Virtualenv users should create a requirements.txt
file listing the packages that they need and use the wrapper scripts (described below) to create the virtualenv and run commands within it.
To add packages to this repository, run:
$ pip wheel -w path/to/pip_packages -r path/to/requirements.txt
Commit the changes and make a CL.
For example for chromite, from within chromite/virtualenv
, run:
$ pip wheel -w pip_packages -r requirements.txt
create_venv
creates or updates a virtualenv using a requirements.txt
file.
$ create_venv .venv requirements.txt
To run the virtualenv python, use:
$ .venv/bin/python
NOTE: it is not generally safe to run the other scripts in .venv/bin
due to the hard-coded paths in the virtualenv. Instead of running .venv/bin/pip
for example, use .venv/bin/python -m pip
.
Here’s a complete example:
$ echo mock==2.0.0 > requirements.txt $ ./create_venv .venv requirements.txt $ .venv/bin/python Python 2.7.6 (default, Jun 22 2015, 17:58:13) [GCC 4.8.2] on linux2 Type "help", "copyright", "credits" or "license" for more information. >>> import sys >>> sys.prefix # This points to the virtualenv now '/usr/local/google/home/ayatane/src/chromiumos/infra_virtualenv/.venv' >>> import mock
NOTE: Do not use this for third party dependencies (stuff not owned by ChromiumOS)! This should only be used to set up imports for stuff we own. For example, importing python-MySQL should NOT use this, but importing chromite from Autotest may use this.
This should be handled by the minimum amount of code in the package's __init__.py
file.
Example:
"""Autotest package.""" import sys # Use the minimum amount of logic to find the path to add _chromite_parent = 'site-packages' sys.path.append(_chromite_parent)
A solid understanding of the Python import system is recommended (link is for Python 3, but is informative).
In brief, __init__.py
is executed whenever the package is imported. The package is imported before any submodule or subpackage is imported. The package is only imported once per Python process; future imports get the “cached” “singleton” package object. Thus, __init__.py
will modify sys.path
exactly once and is guaranteed to be run before anything in that package is used.
(Updated on 2017-02-21)
Previously, we set up the import path for first party modules by patching sys.path in very creative ways. This tends to cause problems.
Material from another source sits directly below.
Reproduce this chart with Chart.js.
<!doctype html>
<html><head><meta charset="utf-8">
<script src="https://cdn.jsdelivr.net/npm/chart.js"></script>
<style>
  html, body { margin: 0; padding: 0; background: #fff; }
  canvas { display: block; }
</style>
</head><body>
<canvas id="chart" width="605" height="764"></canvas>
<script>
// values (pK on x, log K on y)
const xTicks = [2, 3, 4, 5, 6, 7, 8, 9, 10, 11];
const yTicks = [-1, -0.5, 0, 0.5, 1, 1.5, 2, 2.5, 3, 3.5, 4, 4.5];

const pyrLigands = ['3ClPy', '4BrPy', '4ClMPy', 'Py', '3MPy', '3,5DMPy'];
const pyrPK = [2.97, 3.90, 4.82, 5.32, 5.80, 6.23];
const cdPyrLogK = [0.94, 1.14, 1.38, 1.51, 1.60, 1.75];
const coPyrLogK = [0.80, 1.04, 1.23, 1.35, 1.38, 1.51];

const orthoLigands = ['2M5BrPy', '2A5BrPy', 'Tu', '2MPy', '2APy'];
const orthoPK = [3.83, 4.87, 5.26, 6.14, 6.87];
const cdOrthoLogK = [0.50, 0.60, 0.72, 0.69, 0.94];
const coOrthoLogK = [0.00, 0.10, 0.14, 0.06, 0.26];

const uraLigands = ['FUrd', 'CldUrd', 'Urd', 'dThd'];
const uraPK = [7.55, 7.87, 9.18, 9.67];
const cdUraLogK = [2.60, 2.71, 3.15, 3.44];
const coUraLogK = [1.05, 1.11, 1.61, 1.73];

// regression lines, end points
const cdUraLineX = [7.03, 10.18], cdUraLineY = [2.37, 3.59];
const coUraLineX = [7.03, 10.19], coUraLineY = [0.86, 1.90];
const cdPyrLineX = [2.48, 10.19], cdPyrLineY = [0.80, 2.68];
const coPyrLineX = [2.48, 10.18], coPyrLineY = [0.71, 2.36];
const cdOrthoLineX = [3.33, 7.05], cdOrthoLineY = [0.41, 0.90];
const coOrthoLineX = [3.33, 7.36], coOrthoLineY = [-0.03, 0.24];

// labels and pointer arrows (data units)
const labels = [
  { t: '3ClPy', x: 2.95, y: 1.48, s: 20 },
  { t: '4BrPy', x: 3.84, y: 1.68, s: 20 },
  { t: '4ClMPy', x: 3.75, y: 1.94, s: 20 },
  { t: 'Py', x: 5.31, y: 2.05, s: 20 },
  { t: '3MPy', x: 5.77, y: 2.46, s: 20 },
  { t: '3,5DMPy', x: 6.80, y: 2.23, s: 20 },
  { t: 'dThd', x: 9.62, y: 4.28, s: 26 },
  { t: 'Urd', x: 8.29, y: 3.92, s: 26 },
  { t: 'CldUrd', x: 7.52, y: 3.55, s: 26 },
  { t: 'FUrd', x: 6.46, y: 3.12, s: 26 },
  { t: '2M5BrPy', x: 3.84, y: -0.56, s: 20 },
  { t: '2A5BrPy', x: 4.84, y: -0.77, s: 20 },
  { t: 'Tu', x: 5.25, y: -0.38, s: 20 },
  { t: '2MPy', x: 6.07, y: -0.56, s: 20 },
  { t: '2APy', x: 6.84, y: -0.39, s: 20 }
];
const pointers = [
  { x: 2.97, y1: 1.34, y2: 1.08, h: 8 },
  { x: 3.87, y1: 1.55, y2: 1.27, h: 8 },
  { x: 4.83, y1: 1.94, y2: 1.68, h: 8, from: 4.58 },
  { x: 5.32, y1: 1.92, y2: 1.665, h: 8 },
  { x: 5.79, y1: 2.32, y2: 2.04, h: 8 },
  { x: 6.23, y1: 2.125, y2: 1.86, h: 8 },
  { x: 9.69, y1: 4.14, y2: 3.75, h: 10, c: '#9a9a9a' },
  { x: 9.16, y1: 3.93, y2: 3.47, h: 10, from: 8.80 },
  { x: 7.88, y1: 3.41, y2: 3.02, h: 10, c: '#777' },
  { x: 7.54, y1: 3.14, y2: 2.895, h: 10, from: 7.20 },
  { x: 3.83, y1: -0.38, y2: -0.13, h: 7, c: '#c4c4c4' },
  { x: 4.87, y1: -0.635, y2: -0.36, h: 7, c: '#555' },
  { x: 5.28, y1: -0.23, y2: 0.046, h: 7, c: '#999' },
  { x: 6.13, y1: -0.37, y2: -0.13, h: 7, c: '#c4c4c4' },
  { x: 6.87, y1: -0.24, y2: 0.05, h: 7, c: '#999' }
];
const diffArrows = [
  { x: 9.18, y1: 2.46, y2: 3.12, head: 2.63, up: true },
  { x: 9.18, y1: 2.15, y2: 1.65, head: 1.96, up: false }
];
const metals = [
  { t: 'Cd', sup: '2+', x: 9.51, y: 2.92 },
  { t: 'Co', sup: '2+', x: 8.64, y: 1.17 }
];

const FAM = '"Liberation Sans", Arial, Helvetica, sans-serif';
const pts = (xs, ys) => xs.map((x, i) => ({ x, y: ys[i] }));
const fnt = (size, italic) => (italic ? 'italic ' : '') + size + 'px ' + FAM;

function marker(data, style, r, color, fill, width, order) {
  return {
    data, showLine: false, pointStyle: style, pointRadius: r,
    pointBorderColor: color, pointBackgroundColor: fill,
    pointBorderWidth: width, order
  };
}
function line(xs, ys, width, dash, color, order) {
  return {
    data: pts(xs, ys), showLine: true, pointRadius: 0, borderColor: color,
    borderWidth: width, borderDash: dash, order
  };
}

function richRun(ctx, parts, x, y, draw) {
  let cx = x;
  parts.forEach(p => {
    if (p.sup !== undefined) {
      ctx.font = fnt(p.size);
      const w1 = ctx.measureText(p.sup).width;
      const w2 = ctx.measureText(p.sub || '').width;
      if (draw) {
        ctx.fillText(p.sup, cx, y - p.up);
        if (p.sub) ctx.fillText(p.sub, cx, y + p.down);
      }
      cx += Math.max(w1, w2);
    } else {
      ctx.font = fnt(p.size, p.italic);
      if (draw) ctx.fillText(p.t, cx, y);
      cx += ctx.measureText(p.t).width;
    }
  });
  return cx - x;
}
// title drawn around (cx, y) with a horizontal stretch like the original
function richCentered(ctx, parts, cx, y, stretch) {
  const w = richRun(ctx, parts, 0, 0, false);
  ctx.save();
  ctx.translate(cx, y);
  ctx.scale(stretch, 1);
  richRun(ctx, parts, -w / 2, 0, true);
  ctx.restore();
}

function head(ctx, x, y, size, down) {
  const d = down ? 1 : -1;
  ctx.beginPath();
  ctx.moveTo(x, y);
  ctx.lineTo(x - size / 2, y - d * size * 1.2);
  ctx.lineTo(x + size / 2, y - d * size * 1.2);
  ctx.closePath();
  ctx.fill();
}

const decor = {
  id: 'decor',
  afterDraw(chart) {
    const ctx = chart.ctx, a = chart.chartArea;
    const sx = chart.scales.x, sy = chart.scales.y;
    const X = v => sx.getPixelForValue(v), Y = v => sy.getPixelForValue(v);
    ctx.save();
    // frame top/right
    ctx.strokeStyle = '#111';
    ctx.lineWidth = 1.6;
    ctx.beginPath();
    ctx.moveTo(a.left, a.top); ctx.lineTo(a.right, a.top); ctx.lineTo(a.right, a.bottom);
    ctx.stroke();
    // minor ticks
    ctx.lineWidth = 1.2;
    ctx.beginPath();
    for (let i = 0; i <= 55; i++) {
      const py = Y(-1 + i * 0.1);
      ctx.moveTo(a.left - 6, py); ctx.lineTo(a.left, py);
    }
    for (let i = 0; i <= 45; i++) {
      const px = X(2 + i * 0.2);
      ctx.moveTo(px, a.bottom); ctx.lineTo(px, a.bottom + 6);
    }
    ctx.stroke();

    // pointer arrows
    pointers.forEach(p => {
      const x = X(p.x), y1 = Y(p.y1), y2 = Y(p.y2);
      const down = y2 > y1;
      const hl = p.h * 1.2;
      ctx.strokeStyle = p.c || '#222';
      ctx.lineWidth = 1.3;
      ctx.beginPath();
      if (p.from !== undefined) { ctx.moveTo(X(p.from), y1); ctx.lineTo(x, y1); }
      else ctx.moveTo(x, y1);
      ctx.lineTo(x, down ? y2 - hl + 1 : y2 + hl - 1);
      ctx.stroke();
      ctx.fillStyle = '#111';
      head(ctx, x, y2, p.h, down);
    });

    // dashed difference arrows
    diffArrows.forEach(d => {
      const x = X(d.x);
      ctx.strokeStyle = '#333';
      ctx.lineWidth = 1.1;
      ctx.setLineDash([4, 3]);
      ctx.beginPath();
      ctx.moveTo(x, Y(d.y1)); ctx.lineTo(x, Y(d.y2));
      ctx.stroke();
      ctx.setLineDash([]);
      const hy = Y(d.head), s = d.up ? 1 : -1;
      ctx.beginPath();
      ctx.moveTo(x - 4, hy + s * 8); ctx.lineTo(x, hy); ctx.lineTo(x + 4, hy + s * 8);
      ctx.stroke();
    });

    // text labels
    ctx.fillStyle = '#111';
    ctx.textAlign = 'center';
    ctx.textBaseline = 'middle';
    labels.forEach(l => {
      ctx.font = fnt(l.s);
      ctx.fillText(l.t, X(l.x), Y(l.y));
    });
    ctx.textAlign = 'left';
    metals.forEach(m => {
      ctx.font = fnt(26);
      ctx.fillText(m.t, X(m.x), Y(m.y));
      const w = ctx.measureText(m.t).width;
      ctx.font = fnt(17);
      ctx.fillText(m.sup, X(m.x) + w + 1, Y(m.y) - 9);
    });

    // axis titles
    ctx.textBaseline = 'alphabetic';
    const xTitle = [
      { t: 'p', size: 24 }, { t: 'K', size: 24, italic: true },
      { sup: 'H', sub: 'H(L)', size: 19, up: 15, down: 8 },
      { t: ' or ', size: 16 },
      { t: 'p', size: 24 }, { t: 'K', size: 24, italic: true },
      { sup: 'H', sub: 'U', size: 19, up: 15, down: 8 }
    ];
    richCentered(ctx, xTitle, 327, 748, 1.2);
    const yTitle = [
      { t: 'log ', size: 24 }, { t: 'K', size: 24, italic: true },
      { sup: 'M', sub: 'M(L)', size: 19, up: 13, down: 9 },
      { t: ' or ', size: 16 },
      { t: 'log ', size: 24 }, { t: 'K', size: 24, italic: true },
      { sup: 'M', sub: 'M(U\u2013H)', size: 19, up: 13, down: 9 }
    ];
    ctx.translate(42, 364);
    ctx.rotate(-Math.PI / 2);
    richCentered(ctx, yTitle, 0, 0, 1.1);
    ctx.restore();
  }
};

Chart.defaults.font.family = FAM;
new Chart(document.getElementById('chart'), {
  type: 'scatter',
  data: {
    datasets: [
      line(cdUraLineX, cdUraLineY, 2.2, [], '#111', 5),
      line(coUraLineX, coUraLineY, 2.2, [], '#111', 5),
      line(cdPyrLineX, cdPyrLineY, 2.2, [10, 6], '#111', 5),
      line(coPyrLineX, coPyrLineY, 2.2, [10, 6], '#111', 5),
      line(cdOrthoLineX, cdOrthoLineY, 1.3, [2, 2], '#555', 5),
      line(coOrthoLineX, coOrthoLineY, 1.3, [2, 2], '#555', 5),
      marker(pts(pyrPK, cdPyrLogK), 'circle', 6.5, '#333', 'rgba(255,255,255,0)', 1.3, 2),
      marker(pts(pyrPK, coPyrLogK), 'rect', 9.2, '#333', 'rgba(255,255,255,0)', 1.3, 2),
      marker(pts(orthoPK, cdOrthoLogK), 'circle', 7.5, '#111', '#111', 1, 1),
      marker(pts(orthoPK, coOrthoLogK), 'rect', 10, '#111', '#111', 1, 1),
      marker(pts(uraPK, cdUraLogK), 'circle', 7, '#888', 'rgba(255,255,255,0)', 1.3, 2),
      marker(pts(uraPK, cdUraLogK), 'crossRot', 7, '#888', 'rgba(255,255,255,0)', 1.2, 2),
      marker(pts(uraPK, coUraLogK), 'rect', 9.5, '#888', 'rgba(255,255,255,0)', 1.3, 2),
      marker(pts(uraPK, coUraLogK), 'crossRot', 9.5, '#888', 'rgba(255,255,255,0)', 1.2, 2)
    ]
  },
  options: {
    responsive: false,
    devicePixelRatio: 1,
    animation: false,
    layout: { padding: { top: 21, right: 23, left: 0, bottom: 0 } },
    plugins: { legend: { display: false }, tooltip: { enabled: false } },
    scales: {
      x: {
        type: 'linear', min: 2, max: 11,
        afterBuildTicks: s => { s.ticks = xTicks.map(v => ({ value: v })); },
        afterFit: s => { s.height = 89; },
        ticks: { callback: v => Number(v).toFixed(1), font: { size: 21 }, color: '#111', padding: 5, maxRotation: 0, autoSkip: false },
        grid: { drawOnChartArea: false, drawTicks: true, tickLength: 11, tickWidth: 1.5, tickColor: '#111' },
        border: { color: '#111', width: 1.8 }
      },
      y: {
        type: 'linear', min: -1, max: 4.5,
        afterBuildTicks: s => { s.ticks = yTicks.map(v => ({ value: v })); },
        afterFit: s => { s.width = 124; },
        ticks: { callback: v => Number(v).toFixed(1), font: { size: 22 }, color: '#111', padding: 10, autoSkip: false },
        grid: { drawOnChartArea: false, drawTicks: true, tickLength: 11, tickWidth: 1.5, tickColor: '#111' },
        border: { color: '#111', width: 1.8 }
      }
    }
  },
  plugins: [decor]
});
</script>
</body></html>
In the original virtualenv design, first party packages would be handled by using pip -e
to install the packages inside the virtualenv in editable mode. However, the implementation of this is wonky, buggy, and generally considered a second citizen to installing packages “properly”. The blocking issue is that pip -e must copy the entire source tree internally, all for writing a metadata file and what amounts to a symlink. This takes a considerable amount of time for large packages such as chromite (the .git directory is copied also). This is not trivially fixed upstream, and the editable installs feature is not considered a top priority.
Thus, the reason for adding our own import path patching is to work around pip while solving our existing woes.
A test concept of the feature was implemented using .pth files, which are simple files that contain paths to add to Python’s import path.
The problem with this implementation is that our code is run in a lot of really weird configurations. Having a single .pth file may not be good enough. While relative paths are supported (and sane), some of the places our code is run do not use the same file system hierarchy. Also, there is no simple way to handle recursive requirements.
Thus, going forward, the standard way to support first party imports is a small bit of sys.path
patching code in the respective package’s __init__.py
file. This enable the use of Python's full power for handling weird environments as needed; a little logic goes a long way. A lot of other things also just work due to __init__.py
file semantics: for example, recursive requirements.